It’s an interesting cultural difference that the British armed forces do after-action studies, just as the U.S. military does, but use a different terminology. We call our studies “Lessons Learned;” they call theirs “Lessons Identified.”
General Martin Dempsey, retiring chairman of the joint chiefs of staff, gave a revealing interview just published in the Joint Force Quarterly. In it, he makes profound, and in some ways surprising, comments about civil-military relations and the wars in Afghanistan and Iraq. His comments strike me as genuinely learned lessons that he has been applying in recent years.
He calls “valid criticism” the argument that in both nations the United States tried too hard to make their militaries like our own.
So you might ask, what would you do differently. First of all, I would have absolutely not disbanded the Iraqi army, and I would have absolutely not de-Ba’athified. We lost all of the bureaucrats who knew how to run the country. And I would have, in a transactional and conditional way, made it clear how we would help the Iraqis regain control of their own country, put it back on its feet. But there would have been no doubt from the start that it would be their responsibility and not ours.
He applies that lesson to the fight in Iraq today against ISIL:
So let’s fast-forward to Iraq today. Some people are saying, “Why aren’t you doing more, and sooner?” Our support needs to remain as support and not ownership. Furthermore, support needs to be conditional. If the Iraqi government does not meet its commitments to create a more inclusive political environment and to address some of the grievances of the Sunni and Kurd populations, then nothing we do will last. It will be painting over rust. We have eight lines of effort, two of which are military, and generally the military lines of effort leap out in front—and I do mean leap. That is who we are, right? If it is worth doing, it is worth overdoing. The military lines of effort will always be achieved. And that can be detrimental to the other lines of effort. I don’t know if that answers your question, but it is why I believe now that the use of the military instrument of power in issues of nonstate actors and failed states needs to be far more conditional and transactional than anything we do with state actors.
He believes that friction among policymakers is inevitable and acceptable.

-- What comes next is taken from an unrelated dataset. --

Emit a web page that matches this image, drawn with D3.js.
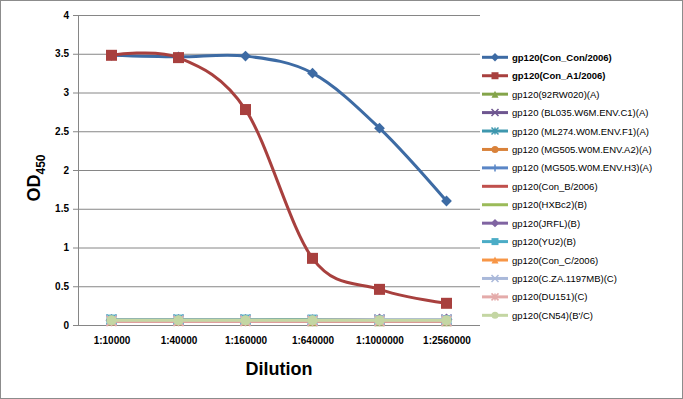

I think the system is actually designed to create that friction in decisionmaking. …First, I would advise future leaders that friction and disagreement in decisionmaking is not a negative. Frankly, you should embrace friction. What I found was, and I can’t put a percentage on it, but in general the person at the table with the most persuasive argument tends to prevail in those environments. …In the military culture, as you know, we spend decades learning how to do campaign planning, and we start with a well-stated and clear objective. Then we build a campaign to achieve that objective, with intermediate objectives and milestones along the way. Then we come up with three courses of action: high risk, medium risk, and low risk. We pick the middle-risk option and execute. If you are an elected official, the likelihood of your conceiving a well-crafted and well-defined objective at the beginning is almost zero. Rather, as an elected official, your first instinct is to seek to understand what options you have.
So militarily I know I’ve got it, I have a nuclear option, but let’s just park that for a moment. What other options do I have in this magnificent toolbox called the U.S. military? What tools do I have that I can apply pressure with, that I can manage escalation with, and that I can integrate with the other instruments of national power? Elected officials are hardwired to ask for options first and then reverse-engineer objectives. And the military is hard-wired to do exactly the opposite.
Now what do we do about that situation? Nothing frankly. But that is the environment that we live and work in. I learned that pretty early on.
…my advice to my successors is get to know how our government functions. Don’t come to Washington thinking you’re going to get Washington to conform to your beliefs because that is generally never going to happen. You have to have a moral compass, but you have to understand the way people in this city make decisions. Also, you must understand that most big decisions are made in conjunction with budget cycles, not in conjunction with current events. If you want to change something in our system of government, you change it in the budget. Can you do things in between budgets cycles? Of course you can; we built in a certain amount of flux, but big changes are made in budget cycles, and that includes big changes in campaigns.
Wise comments and lessons learned, in my opinion.